CHRISTIAN MORAL PRINCIPLES
TOC | Previous | Next |
Chapter 34: Christian Life Animated with Hope of Everlasting Life
Introduction
We have seen why hope of everlasting life is necessary for living the Christian life (28‑G). Christians have always held that hope gives meaning to the whole of their lives and distinguishes them from the lives of people without hope. Still, the relationship between life in this world and Christian hope for everlasting life needs to be clarified. Which of several possible accounts one accepts makes a great difference to the way one regards Christian life in this world.
This chapter criticizes two distinct Christian views of the matter as well as modern secular humanism. The latter denies the afterlife altogether, but does so partly to safeguard certain values originating in the Christian understanding of the dignity of human persons. By bringing to bear Vatican II’s vision of Christian humanism, the inadequacies of the preceding views can be avoided. In the light of this vision, the chapter offers a fresh account of the relationship between life in this world and the fulfillment in our Lord Jesus for which we hope.

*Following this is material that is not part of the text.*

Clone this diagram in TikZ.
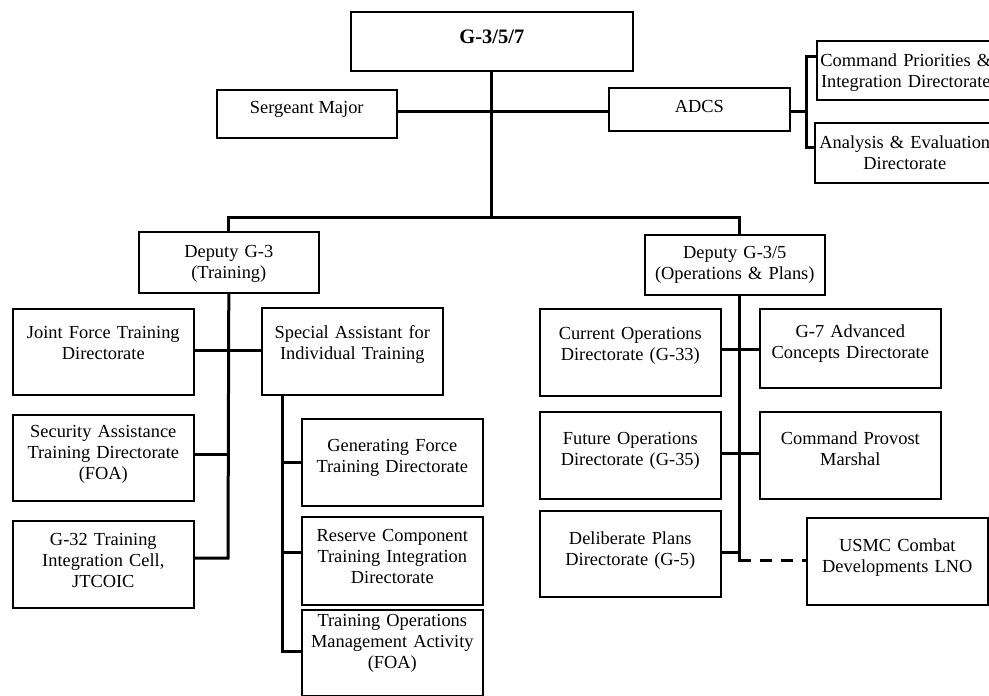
\documentclass[tikz,border=0pt]{standalone}
\usepackage{fontspec}
\setmainfont{Liberation Serif}
\begin{document}
\begin{tikzpicture}[x=1pt,y=-1pt,
  box/.style={draw,line width=1.6pt,rectangle,inner sep=0pt,anchor=north west},
  txt/.style={inner sep=0pt,anchor=base,align=center,text width=181pt,
    font=\fontsize{18.4}{21.3}\selectfont},
  one/.style={inner sep=0pt,anchor=base,font=\fontsize{18.4}{21.3}\selectfont},
  conn/.style={line width=3pt},
  dconn/.style={line width=3pt,dash pattern=on 12pt off 9pt}]
\clip (0,0) rectangle (989,696);
% boxes
\node[box,minimum width=282pt,minimum height=59pt] (g357) at (350,11) {};
\node[box,minimum width=180pt,minimum height=48pt] (sgm) at (216,89) {};
\node[box,minimum width=181pt,minimum height=43pt] (adcs) at (608,87) {};
\node[box,minimum width=178pt,minimum height=59pt] (cpi) at (816,40) {};
\node[box,minimum width=180pt,minimum height=60pt] (ae) at (814,122) {};
\node[box,minimum width=180pt,minimum height=61pt] (dg3) at (138,231) {};
\node[box,minimum width=180pt,minimum height=60pt] (dg35) at (644,234) {};
\node[box,minimum width=181pt,minimum height=86pt] (jf) at (12,308) {};
\node[box,minimum width=181pt,minimum height=87pt] (sa) at (261,307) {};
\node[box,minimum width=181pt,minimum height=86pt] (sec) at (12,414) {};
\node[box,minimum width=181pt,minimum height=87pt] (g32) at (12,520) {};
\node[box,minimum width=181pt,minimum height=87pt] (gen) at (301,418) {};
\node[box,minimum width=181pt,minimum height=88pt] (res) at (301,516) {};
\node[box,minimum width=181pt,minimum height=86pt] (toma) at (301,609) {};
\node[box,minimum width=181pt,minimum height=87pt] (cur) at (539,308) {};
\node[box,minimum width=181pt,minimum height=79pt] (g7) at (759,308) {};
\node[box,minimum width=181pt,minimum height=87pt] (fut) at (539,411) {};
\node[box,minimum width=181pt,minimum height=87pt] (prov) at (759,411) {};
\node[box,minimum width=181pt,minimum height=86pt] (del) at (539,510) {};
\node[box,minimum width=181pt,minimum height=87pt] (usmc) at (806,517) {};
% texts
\node[inner sep=0pt,anchor=base,font=\fontsize{20.5}{24}\selectfont\bfseries] (g357t) at ([yshift=-32pt]g357.north) {G-3/5/7};
\node[one] (sgmt) at ([yshift=-24pt]sgm.north) {Sergeant Major};
\node[one] (adcst) at ([yshift=-25pt]adcs.north) {ADCS};
\node[txt,text width=178pt] (cpit) at ([yshift=-26pt]cpi.north) {Command Priorities \&\\Integration Directorate};
\node[txt,text width=180pt] (aet) at ([yshift=-26pt]ae.north) {Analysis \& Evaluation\\Directorate};
\node[txt] (dg3t) at ([yshift=-26pt]dg3.north) {Deputy G-3\\(Training)};
\node[txt] (dg35t) at ([yshift=-24pt]dg35.north) {Deputy G-3/5\\(Operations \& Plans)};
\node[txt] (jft) at ([yshift=-30pt]jf.north) {Joint Force Training\\Directorate};
\node[txt] (sat) at ([yshift=-31pt]sa.north) {Special Assistant for\\Individual Training};
\node[txt] (sect) at ([yshift=-23pt]sec.north) {Security Assistance\\Training Directorate\\(FOA)};
\node[txt] (g32t) at ([yshift=-25pt]g32.north) {G-32 Training\\Integration Cell,\\JTCOIC};
\node[txt] (gent) at ([yshift=-33pt]gen.north) {Generating Force\\Training Directorate};
\node[txt] (rest) at ([yshift=-25pt]res.north) {Reserve Component\\Training Integration\\Directorate};
\node[txt] (tomat) at ([yshift=-17pt]toma.north) {Training Operations\\Management Activity\\(FOA)};
\node[txt] (curt) at ([yshift=-31pt]cur.north) {Current Operations\\Directorate (G-33)};
\node[txt] (g7t) at ([yshift=-29pt]g7.north) {G-7 Advanced\\Concepts Directorate};
\node[txt] (futt) at ([yshift=-33pt]fut.north) {Future Operations\\Directorate (G-35)};
\node[txt] (provt) at ([yshift=-33pt]prov.north) {Command Provost\\Marshal};
\node[txt] (delt) at ([yshift=-34pt]del.north) {Deliberate Plans\\Directorate (G-5)};
\node[txt] (usmct) at ([yshift=-34pt]usmc.north) {USMC Combat\\Developments LNO};
% junction coordinates
\coordinate (hl) at (492,111);
\coordinate (bar) at (492,217);
\coordinate (bt) at (806,56);
\coordinate (bb) at (806,147);
\coordinate (bk) at (806,111);
\coordinate (jfc) at (228,350);
\coordinate (secc) at (228,454);
\coordinate (g32c) at (228,558);
\coordinate (sv) at (282,394);
\coordinate (genc) at (282,462);
\coordinate (resc) at (282,552);
\coordinate (tomac) at (282,651);
\coordinate (rv) at (739,294);
\coordinate (c1) at (739,349);
\coordinate (c2) at (739,453);
\coordinate (c3) at (739,552);
\coordinate (dsh) at (739,560);
% connectors
\draw[conn] (g357.south) -- (g357.south |- bar);
\draw[conn] (sgm.east |- hl) -- (adcs.west |- hl);
\draw[conn] (dg3.north) |- (bar) -| (dg35.north -| rv);
\draw[conn] (adcs.east |- bk) -- (bk);
\draw[conn] (cpi.west |- bt) -- (bt) -- (bb) -- (ae.west |- bb);
\draw[conn] (dg3.south) -- (g32c) -- (g32.east |- g32c);
\draw[conn] (jf.east |- jfc) -- (sa.west |- jfc);
\draw[conn] (sec.east |- secc) -- (secc);
\draw[conn] (sa.south -| sv) -- (tomac) -- (toma.west |- tomac);
\draw[conn] (genc) -- (gen.west |- genc);
\draw[conn] (resc) -- (res.west |- resc);
\draw[conn,line cap=rect] (dg35.south -| rv) -- (dsh);
\draw[conn] (cur.east |- c1) -- (g7.west |- c1);
\draw[conn] (fut.east |- c2) -- (prov.west |- c2);
\draw[conn] (del.east |- c3) -- (c3);
\draw[dconn] (dsh) -- (usmc.west |- dsh);
\end{tikzpicture}
\end{document}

The doctrine of the fulfillment of all things in Jesus shows the inadequacy of the other-worldliness of much Catholic moral and spiritual thought, of modern secular humanist thought, and of various contemporary optimistic mixtures of these currents of thought. None of these adequately explains the relationship between the divine and human in Christian life. Nor does any of them rightly understand the continuity and discontinuity between this life and the next. Our heavenly vocation and our earthly duty to bring forth fruit in charity for the life of the world are intrinsically related. Heaven includes the perfection of all the good things of this life, both human and divine. But heavenly fulfillment requires an act of divine re-creation, which alone can finally overcome sin and all its effects.